• _Exercise instructions_
Reproduce the listing below exactly, beginning with its first line and ending with the line that holds "(0,0) rectangle (2049,1092);"; pictures are not part of the copy.

• _Information supplied_
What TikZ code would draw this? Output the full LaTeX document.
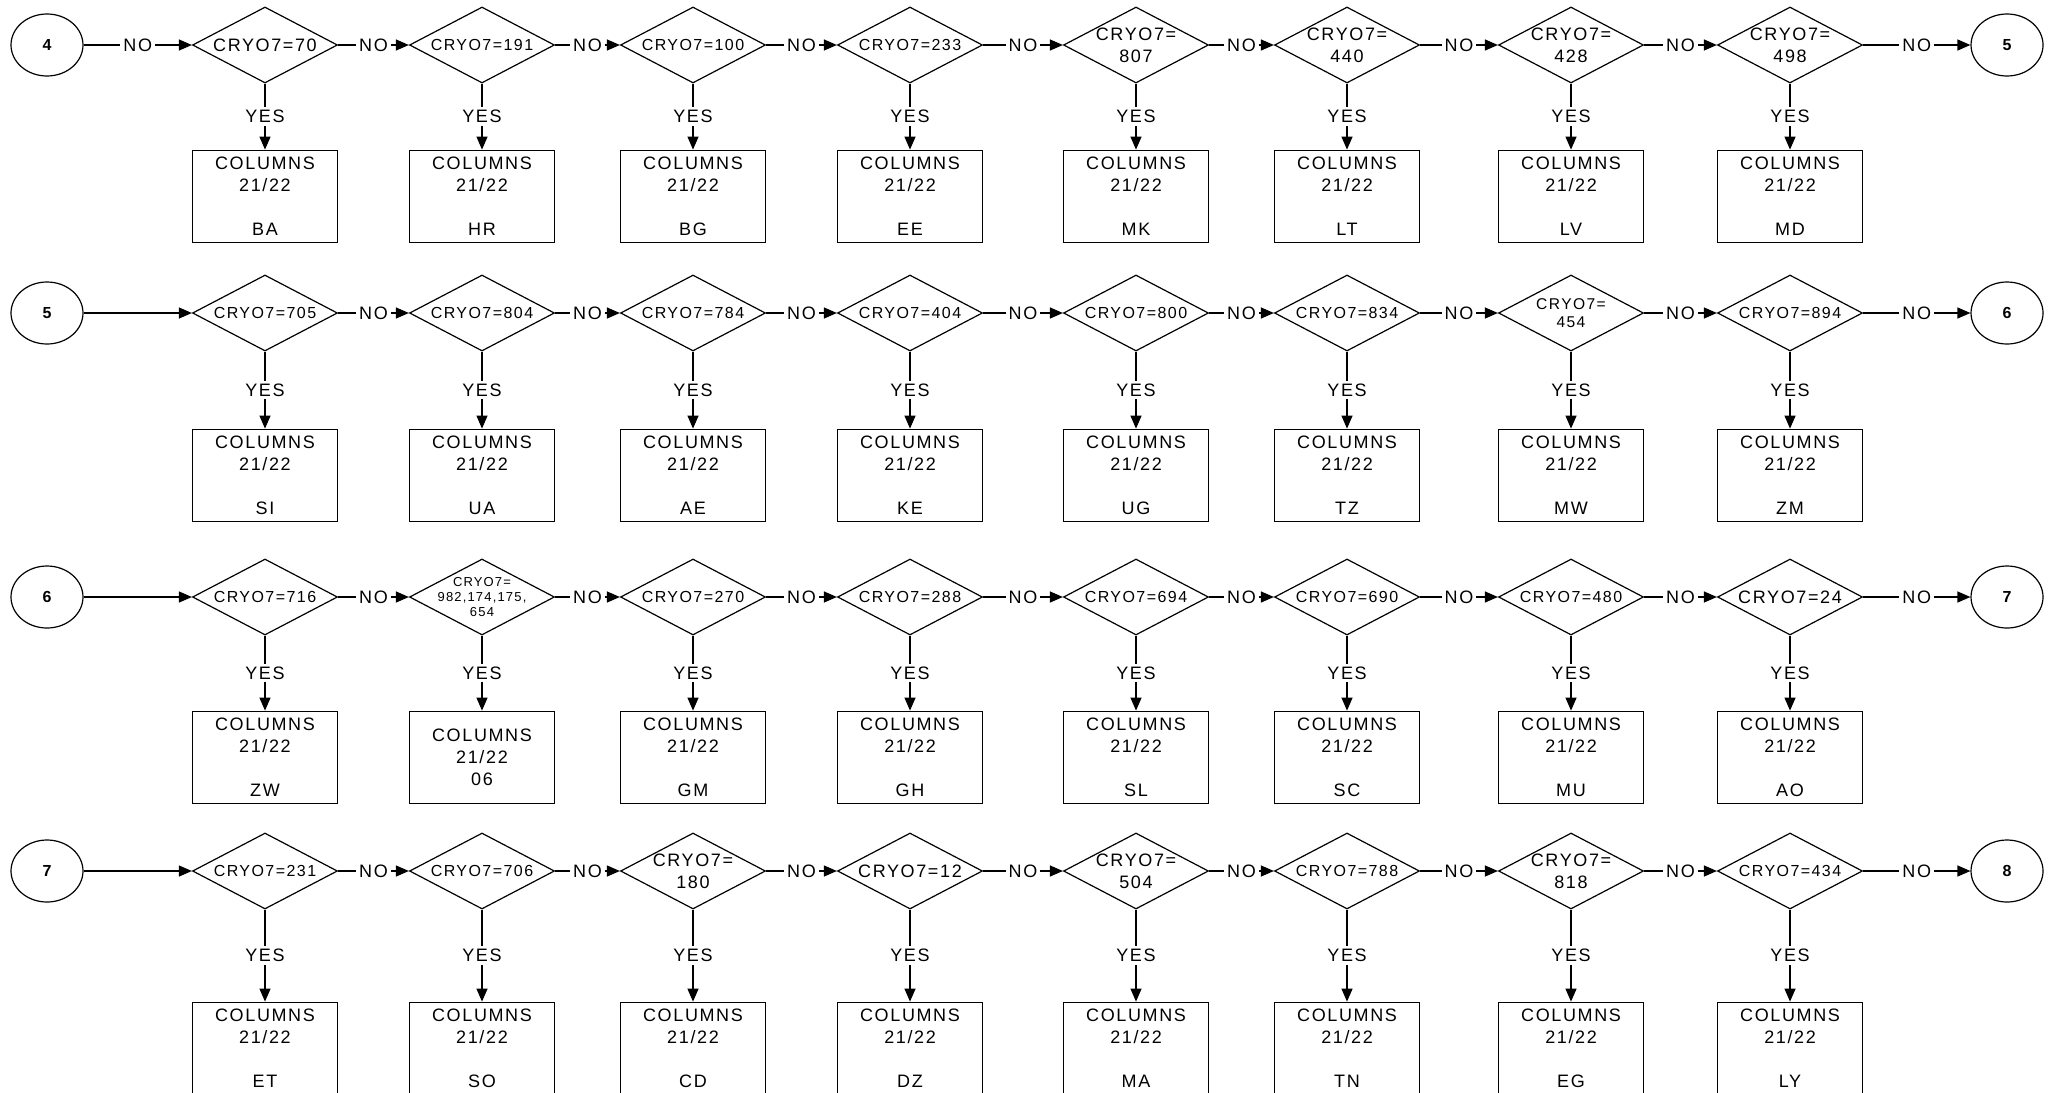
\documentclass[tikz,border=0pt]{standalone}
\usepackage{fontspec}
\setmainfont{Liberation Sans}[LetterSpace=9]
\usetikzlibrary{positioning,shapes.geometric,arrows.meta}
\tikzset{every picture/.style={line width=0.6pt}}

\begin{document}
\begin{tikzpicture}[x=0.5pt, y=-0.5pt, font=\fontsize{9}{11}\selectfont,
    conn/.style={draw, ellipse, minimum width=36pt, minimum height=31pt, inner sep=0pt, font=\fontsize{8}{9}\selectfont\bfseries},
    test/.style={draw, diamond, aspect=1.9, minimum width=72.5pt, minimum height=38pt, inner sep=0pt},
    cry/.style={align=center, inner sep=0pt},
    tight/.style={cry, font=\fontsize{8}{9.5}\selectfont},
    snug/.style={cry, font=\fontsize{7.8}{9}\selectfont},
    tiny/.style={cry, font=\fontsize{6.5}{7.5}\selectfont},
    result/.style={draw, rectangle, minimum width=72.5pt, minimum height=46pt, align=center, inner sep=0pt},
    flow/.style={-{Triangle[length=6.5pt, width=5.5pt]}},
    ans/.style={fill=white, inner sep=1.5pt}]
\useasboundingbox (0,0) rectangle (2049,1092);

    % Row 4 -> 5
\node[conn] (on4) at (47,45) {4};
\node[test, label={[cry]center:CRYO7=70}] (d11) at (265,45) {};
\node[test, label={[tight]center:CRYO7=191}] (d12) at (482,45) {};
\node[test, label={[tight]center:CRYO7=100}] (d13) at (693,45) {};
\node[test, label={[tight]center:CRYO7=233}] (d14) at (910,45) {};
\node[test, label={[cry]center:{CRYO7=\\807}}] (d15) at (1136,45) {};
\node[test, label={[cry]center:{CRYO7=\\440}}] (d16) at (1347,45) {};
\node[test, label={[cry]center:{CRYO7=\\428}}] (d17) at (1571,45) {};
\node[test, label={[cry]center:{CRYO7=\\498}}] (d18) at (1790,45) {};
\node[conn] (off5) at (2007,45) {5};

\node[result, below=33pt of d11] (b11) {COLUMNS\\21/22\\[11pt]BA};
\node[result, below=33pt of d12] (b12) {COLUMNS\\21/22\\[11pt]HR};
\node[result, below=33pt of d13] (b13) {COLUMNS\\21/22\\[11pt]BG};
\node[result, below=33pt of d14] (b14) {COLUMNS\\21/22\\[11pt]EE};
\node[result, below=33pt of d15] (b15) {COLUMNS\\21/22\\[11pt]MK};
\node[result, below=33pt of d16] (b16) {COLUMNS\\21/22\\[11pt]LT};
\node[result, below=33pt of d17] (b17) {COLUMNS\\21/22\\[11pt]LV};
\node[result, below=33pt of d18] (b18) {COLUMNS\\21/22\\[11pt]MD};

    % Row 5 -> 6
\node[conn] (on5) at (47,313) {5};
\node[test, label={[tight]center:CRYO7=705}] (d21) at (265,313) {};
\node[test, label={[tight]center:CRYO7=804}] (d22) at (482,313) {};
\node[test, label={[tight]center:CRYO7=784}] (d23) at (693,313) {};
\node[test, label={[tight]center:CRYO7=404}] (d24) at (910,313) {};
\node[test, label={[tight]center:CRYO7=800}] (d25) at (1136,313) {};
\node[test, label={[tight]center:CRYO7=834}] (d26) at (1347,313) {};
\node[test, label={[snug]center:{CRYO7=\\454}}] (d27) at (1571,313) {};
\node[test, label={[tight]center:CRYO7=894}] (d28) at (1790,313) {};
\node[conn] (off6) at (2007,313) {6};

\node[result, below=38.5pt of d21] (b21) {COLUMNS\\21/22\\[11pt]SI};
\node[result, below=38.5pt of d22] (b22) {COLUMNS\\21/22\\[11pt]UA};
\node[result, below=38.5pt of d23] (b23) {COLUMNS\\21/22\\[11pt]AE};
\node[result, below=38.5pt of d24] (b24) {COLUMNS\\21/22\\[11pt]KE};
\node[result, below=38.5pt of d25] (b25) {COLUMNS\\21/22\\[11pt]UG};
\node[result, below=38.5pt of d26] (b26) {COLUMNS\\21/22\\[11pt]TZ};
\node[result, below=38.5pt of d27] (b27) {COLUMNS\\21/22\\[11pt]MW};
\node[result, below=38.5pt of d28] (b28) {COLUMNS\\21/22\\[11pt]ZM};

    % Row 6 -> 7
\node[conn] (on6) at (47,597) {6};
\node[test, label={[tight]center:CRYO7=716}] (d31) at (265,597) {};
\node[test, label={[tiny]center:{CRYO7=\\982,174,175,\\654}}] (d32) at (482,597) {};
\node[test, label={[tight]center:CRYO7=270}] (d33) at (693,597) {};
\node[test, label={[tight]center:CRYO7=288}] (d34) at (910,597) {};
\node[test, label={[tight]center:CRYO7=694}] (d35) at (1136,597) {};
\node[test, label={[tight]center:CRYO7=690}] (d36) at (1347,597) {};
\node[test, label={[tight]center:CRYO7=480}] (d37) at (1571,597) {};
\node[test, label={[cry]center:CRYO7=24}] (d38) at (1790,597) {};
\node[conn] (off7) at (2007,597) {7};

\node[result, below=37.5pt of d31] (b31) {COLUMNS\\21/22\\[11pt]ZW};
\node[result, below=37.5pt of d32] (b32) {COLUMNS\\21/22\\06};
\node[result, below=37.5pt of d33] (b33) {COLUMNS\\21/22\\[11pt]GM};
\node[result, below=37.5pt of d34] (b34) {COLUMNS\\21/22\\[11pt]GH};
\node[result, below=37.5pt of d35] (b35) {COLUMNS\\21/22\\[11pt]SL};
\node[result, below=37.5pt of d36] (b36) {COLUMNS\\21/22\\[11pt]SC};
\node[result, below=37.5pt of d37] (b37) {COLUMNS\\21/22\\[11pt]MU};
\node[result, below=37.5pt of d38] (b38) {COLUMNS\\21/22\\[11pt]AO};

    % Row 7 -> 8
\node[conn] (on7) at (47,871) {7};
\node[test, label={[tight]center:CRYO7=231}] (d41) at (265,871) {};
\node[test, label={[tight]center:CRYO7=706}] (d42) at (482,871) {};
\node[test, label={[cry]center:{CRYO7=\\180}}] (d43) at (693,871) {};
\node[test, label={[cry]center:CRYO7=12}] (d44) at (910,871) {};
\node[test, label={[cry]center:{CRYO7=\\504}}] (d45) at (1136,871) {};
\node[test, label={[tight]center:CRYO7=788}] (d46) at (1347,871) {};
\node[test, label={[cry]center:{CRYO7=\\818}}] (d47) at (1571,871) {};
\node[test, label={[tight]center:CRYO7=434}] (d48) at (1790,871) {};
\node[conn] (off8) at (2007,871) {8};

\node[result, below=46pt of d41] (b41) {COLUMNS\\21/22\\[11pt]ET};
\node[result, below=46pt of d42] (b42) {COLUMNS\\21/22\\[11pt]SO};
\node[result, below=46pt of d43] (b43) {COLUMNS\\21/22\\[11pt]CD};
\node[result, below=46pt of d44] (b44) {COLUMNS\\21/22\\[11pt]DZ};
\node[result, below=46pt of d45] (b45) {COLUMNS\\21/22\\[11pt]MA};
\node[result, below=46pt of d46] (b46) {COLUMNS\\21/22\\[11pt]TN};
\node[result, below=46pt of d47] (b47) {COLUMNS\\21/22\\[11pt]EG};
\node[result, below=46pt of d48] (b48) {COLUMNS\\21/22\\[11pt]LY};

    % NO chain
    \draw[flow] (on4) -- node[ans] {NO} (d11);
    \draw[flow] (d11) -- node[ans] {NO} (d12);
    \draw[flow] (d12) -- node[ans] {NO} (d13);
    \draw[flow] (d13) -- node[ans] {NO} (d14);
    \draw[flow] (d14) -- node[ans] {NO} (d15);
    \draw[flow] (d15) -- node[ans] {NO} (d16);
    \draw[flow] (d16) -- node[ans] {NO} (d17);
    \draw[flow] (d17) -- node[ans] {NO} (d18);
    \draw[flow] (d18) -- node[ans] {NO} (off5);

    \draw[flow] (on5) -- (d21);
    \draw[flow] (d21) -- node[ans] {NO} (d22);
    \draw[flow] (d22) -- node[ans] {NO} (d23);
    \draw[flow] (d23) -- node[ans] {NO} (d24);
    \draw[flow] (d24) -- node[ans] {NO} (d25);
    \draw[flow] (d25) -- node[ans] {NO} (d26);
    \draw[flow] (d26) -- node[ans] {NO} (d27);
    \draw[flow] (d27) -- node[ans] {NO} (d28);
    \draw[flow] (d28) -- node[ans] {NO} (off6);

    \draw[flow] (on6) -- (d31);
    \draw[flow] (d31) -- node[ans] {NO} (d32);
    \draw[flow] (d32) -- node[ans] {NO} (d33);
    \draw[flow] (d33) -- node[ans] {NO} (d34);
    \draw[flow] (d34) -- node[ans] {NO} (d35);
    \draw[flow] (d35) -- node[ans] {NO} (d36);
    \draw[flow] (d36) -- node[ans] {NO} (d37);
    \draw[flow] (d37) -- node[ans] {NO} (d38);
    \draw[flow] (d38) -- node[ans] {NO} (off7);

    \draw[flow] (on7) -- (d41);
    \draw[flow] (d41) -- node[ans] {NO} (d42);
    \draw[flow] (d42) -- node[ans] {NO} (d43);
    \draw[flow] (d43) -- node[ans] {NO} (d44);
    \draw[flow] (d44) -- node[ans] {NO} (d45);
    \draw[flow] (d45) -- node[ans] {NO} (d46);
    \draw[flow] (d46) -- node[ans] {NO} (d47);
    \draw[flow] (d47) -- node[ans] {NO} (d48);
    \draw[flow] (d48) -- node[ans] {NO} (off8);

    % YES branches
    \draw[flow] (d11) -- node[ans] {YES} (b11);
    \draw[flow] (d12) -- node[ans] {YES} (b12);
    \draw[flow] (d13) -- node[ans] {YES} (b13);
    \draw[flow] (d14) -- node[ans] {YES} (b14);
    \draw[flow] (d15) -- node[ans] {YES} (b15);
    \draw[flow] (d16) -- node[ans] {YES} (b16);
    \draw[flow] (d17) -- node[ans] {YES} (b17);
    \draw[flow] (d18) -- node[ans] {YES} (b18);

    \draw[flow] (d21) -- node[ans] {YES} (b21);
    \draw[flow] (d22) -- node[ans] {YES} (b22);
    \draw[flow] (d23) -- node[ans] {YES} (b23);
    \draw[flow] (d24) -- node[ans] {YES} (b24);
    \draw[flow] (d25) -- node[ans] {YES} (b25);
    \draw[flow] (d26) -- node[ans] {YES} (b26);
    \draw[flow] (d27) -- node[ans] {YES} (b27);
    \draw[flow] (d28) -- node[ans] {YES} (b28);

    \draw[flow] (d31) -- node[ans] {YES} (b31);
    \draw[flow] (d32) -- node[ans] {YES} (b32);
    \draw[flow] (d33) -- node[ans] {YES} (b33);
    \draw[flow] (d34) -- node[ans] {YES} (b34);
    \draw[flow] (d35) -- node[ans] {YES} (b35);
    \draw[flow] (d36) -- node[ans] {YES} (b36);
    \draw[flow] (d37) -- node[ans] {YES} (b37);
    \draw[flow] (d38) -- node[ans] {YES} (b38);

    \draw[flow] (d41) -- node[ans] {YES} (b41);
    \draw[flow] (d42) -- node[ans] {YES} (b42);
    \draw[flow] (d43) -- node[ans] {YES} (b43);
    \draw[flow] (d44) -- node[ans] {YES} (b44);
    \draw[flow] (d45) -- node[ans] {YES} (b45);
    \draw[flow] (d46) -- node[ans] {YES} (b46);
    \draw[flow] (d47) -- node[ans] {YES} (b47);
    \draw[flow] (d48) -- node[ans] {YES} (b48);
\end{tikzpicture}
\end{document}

• _Finished answer_
What TikZ code would draw this? Output the full LaTeX document.
\documentclass[tikz,border=0pt]{standalone}
\usepackage{fontspec}
\setmainfont{Liberation Sans}[LetterSpace=9]
\usetikzlibrary{positioning,shapes.geometric,arrows.meta}
\tikzset{every picture/.style={line width=0.6pt}}

\begin{document}
\begin{tikzpicture}[x=0.5pt, y=-0.5pt, font=\fontsize{9}{11}\selectfont,
    conn/.style={draw, ellipse, minimum width=36pt, minimum height=31pt, inner sep=0pt, font=\fontsize{8}{9}\selectfont\bfseries},
    test/.style={draw, diamond, aspect=1.9, minimum width=72.5pt, minimum height=38pt, inner sep=0pt},
    cry/.style={align=center, inner sep=0pt},
    tight/.style={cry, font=\fontsize{8}{9.5}\selectfont},
    snug/.style={cry, font=\fontsize{7.8}{9}\selectfont},
    tiny/.style={cry, font=\fontsize{6.5}{7.5}\selectfont},
    result/.style={draw, rectangle, minimum width=72.5pt, minimum height=46pt, align=center, inner sep=0pt},
    flow/.style={-{Triangle[length=6.5pt, width=5.5pt]}},
    ans/.style={fill=white, inner sep=1.5pt}]
\useasboundingbox (0,0) rectangle (2049,1092);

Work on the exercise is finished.